*** Data ***

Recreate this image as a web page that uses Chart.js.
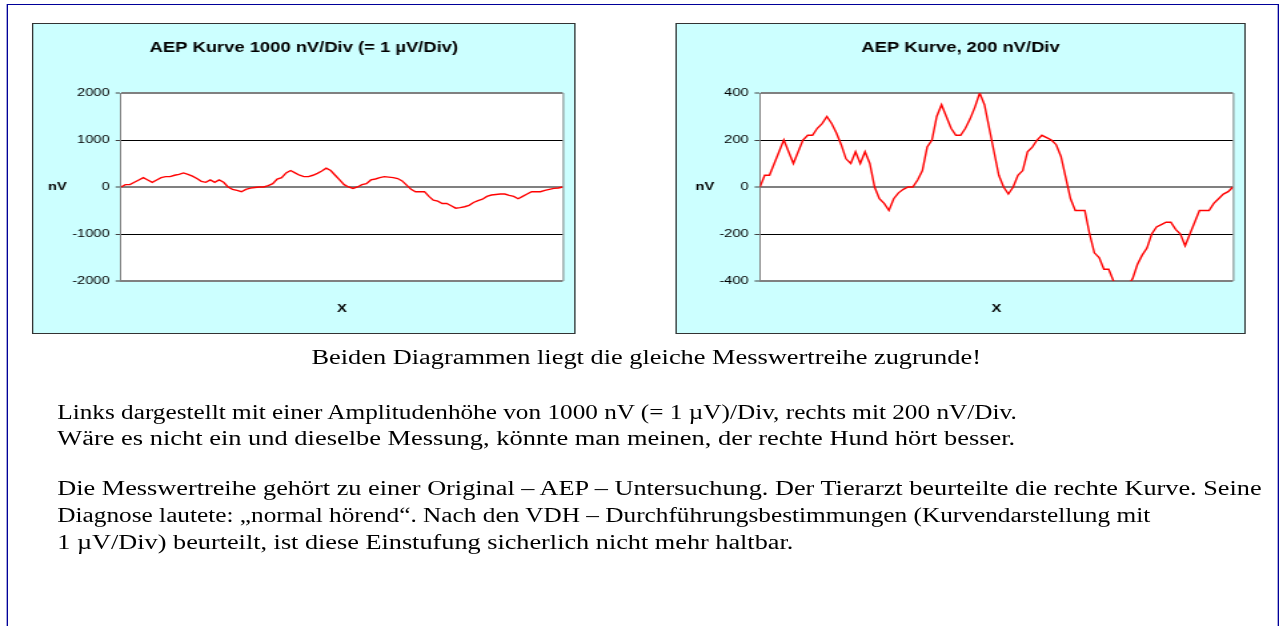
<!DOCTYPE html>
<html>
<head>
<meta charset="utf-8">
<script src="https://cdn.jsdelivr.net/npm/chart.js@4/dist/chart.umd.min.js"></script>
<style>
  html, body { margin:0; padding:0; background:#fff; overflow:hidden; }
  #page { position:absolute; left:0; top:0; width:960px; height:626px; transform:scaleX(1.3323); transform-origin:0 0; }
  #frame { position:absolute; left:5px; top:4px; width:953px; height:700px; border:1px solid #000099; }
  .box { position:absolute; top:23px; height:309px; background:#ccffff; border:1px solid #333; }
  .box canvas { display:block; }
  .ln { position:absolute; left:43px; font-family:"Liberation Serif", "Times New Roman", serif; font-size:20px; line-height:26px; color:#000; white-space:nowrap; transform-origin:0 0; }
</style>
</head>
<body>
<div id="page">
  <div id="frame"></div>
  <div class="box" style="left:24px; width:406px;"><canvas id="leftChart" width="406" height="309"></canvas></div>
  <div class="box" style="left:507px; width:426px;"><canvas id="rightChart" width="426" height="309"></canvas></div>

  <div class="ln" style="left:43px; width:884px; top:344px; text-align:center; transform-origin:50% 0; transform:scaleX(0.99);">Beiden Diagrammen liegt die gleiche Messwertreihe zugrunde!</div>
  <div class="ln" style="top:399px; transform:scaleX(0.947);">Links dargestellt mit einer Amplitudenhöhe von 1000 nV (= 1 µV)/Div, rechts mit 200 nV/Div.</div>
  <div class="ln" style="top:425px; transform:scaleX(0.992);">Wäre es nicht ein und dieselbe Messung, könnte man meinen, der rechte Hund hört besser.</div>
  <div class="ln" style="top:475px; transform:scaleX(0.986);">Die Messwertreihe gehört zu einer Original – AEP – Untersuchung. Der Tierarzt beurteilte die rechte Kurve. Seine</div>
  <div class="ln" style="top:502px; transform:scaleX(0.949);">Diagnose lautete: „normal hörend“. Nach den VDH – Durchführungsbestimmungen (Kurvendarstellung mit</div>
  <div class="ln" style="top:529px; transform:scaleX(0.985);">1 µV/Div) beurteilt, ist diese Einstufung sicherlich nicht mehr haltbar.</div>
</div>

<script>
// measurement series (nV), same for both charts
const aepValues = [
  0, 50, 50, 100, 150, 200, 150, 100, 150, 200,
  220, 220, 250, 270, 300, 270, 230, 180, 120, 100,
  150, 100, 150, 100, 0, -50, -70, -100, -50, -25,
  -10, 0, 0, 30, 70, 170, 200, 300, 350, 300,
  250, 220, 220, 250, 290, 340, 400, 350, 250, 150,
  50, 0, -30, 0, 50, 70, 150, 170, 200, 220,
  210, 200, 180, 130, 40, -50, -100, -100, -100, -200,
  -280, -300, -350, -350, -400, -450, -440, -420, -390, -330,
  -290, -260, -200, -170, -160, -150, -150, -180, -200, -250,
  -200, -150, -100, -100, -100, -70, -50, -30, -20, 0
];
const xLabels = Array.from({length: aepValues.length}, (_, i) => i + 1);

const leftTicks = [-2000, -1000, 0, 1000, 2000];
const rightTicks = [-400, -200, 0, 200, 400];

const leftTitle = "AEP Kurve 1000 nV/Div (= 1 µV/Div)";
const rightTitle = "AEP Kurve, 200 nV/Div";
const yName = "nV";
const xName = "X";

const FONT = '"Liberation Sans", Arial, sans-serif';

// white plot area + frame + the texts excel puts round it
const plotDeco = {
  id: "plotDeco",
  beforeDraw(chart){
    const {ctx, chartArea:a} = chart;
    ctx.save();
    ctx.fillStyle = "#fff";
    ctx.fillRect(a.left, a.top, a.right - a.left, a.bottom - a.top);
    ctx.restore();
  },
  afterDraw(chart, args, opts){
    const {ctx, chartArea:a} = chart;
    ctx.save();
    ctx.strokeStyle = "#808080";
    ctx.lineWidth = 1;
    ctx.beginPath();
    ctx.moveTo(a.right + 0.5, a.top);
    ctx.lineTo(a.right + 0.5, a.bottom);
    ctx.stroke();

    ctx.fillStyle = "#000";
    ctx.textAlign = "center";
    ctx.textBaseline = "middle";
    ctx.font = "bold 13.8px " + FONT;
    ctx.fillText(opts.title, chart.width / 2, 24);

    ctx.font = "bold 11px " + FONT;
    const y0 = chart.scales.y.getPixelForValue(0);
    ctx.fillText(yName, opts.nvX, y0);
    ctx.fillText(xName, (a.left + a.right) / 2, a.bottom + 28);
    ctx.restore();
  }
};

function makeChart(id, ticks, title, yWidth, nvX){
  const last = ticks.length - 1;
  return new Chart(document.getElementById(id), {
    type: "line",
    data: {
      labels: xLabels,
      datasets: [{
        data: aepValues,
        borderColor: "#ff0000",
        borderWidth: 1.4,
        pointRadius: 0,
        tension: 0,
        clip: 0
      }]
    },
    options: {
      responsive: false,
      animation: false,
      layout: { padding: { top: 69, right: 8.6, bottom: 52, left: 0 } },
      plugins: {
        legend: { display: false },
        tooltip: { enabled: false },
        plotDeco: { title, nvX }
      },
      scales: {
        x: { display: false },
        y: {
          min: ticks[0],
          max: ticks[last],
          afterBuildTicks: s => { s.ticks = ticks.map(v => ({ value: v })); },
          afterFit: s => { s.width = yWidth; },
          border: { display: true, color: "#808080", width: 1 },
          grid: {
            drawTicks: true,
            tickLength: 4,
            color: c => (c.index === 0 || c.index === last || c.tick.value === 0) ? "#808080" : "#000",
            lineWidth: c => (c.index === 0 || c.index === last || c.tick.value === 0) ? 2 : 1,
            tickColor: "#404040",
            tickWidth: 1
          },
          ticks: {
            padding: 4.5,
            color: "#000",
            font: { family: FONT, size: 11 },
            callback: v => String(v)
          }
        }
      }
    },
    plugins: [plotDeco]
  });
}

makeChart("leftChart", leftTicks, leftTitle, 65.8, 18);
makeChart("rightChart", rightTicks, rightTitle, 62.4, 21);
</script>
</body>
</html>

***

## [Problem]
Reproduce the whole listing above word for word, but not its pictures.

## [Exercise response]
Recreate this image as a web page that uses Chart.js.
<!DOCTYPE html>
<html>
<head>
<meta charset="utf-8">
<script src="https://cdn.jsdelivr.net/npm/chart.js@4/dist/chart.umd.min.js"></script>
<style>
  html, body { margin:0; padding:0; background:#fff; overflow:hidden; }
  #page { position:absolute; left:0; top:0; width:960px; height:626px; transform:scaleX(1.3323); transform-origin:0 0; }
  #frame { position:absolute; left:5px; top:4px; width:953px; height:700px; border:1px solid #000099; }
  .box { position:absolute; top:23px; height:309px; background:#ccffff; border:1px solid #333; }
  .box canvas { display:block; }
  .ln { position:absolute; left:43px; font-family:"Liberation Serif", "Times New Roman", serif; font-size:20px; line-height:26px; color:#000; white-space:nowrap; transform-origin:0 0; }
</style>
</head>
<body>
<div id="page">
  <div id="frame"></div>
  <div class="box" style="left:24px; width:406px;"><canvas id="leftChart" width="406" height="309"></canvas></div>
  <div class="box" style="left:507px; width:426px;"><canvas id="rightChart" width="426" height="309"></canvas></div>

  <div class="ln" style="left:43px; width:884px; top:344px; text-align:center; transform-origin:50% 0; transform:scaleX(0.99);">Beiden Diagrammen liegt die gleiche Messwertreihe zugrunde!</div>
  <div class="ln" style="top:399px; transform:scaleX(0.947);">Links dargestellt mit einer Amplitudenhöhe von 1000 nV (= 1 µV)/Div, rechts mit 200 nV/Div.</div>
  <div class="ln" style="top:425px; transform:scaleX(0.992);">Wäre es nicht ein und dieselbe Messung, könnte man meinen, der rechte Hund hört besser.</div>
  <div class="ln" style="top:475px; transform:scaleX(0.986);">Die Messwertreihe gehört zu einer Original – AEP – Untersuchung. Der Tierarzt beurteilte die rechte Kurve. Seine</div>
  <div class="ln" style="top:502px; transform:scaleX(0.949);">Diagnose lautete: „normal hörend“. Nach den VDH – Durchführungsbestimmungen (Kurvendarstellung mit</div>
  <div class="ln" style="top:529px; transform:scaleX(0.985);">1 µV/Div) beurteilt, ist diese Einstufung sicherlich nicht mehr haltbar.</div>
</div>

<script>
// measurement series (nV), same for both charts
const aepValues = [
  0, 50, 50, 100, 150, 200, 150, 100, 150, 200,
  220, 220, 250, 270, 300, 270, 230, 180, 120, 100,
  150, 100, 150, 100, 0, -50, -70, -100, -50, -25,
  -10, 0, 0, 30, 70, 170, 200, 300, 350, 300,
  250, 220, 220, 250, 290, 340, 400, 350, 250, 150,
  50, 0, -30, 0, 50, 70, 150, 170, 200, 220,
  210, 200, 180, 130, 40, -50, -100, -100, -100, -200,
  -280, -300, -350, -350, -400, -450, -440, -420, -390, -330,
  -290, -260, -200, -170, -160, -150, -150, -180, -200, -250,
  -200, -150, -100, -100, -100, -70, -50, -30, -20, 0
];
const xLabels = Array.from({length: aepValues.length}, (_, i) => i + 1);

const leftTicks = [-2000, -1000, 0, 1000, 2000];
const rightTicks = [-400, -200, 0, 200, 400];

const leftTitle = "AEP Kurve 1000 nV/Div (= 1 µV/Div)";
const rightTitle = "AEP Kurve, 200 nV/Div";
const yName = "nV";
const xName = "X";

const FONT = '"Liberation Sans", Arial, sans-serif';

// white plot area + frame + the texts excel puts round it
const plotDeco = {
  id: "plotDeco",
  beforeDraw(chart){
    const {ctx, chartArea:a} = chart;
    ctx.save();
    ctx.fillStyle = "#fff";
    ctx.fillRect(a.left, a.top, a.right - a.left, a.bottom - a.top);
    ctx.restore();
  },
  afterDraw(chart, args, opts){
    const {ctx, chartArea:a} = chart;
    ctx.save();
    ctx.strokeStyle = "#808080";
    ctx.lineWidth = 1;
    ctx.beginPath();
    ctx.moveTo(a.right + 0.5, a.top);
    ctx.lineTo(a.right + 0.5, a.bottom);
    ctx.stroke();

    ctx.fillStyle = "#000";
    ctx.textAlign = "center";
    ctx.textBaseline = "middle";
    ctx.font = "bold 13.8px " + FONT;
    ctx.fillText(opts.title, chart.width / 2, 24);

    ctx.font = "bold 11px " + FONT;
    const y0 = chart.scales.y.getPixelForValue(0);
    ctx.fillText(yName, opts.nvX, y0);
    ctx.fillText(xName, (a.left + a.right) / 2, a.bottom + 28);
    ctx.restore();
  }
};

function makeChart(id, ticks, title, yWidth, nvX){
  const last = ticks.length - 1;
  return new Chart(document.getElementById(id), {
    type: "line",
    data: {
      labels: xLabels,
      datasets: [{
        data: aepValues,
        borderColor: "#ff0000",
        borderWidth: 1.4,
        pointRadius: 0,
        tension: 0,
        clip: 0
      }]
    },
    options: {
      responsive: false,
      animation: false,
      layout: { padding: { top: 69, right: 8.6, bottom: 52, left: 0 } },
      plugins: {
        legend: { display: false },
        tooltip: { enabled: false },
        plotDeco: { title, nvX }
      },
      scales: {
        x: { display: false },
        y: {
          min: ticks[0],
          max: ticks[last],
          afterBuildTicks: s => { s.ticks = ticks.map(v => ({ value: v })); },
          afterFit: s => { s.width = yWidth; },
          border: { display: true, color: "#808080", width: 1 },
          grid: {
            drawTicks: true,
            tickLength: 4,
            color: c => (c.index === 0 || c.index === last || c.tick.value === 0) ? "#808080" : "#000",
            lineWidth: c => (c.index === 0 || c.index === last || c.tick.value === 0) ? 2 : 1,
            tickColor: "#404040",
            tickWidth: 1
          },
          ticks: {
            padding: 4.5,
            color: "#000",
            font: { family: FONT, size: 11 },
            callback: v => String(v)
          }
        }
      }
    },
    plugins: [plotDeco]
  });
}

makeChart("leftChart", leftTicks, leftTitle, 65.8, 18);
makeChart("rightChart", rightTicks, rightTitle, 62.4, 21);
</script>
</body>
</html>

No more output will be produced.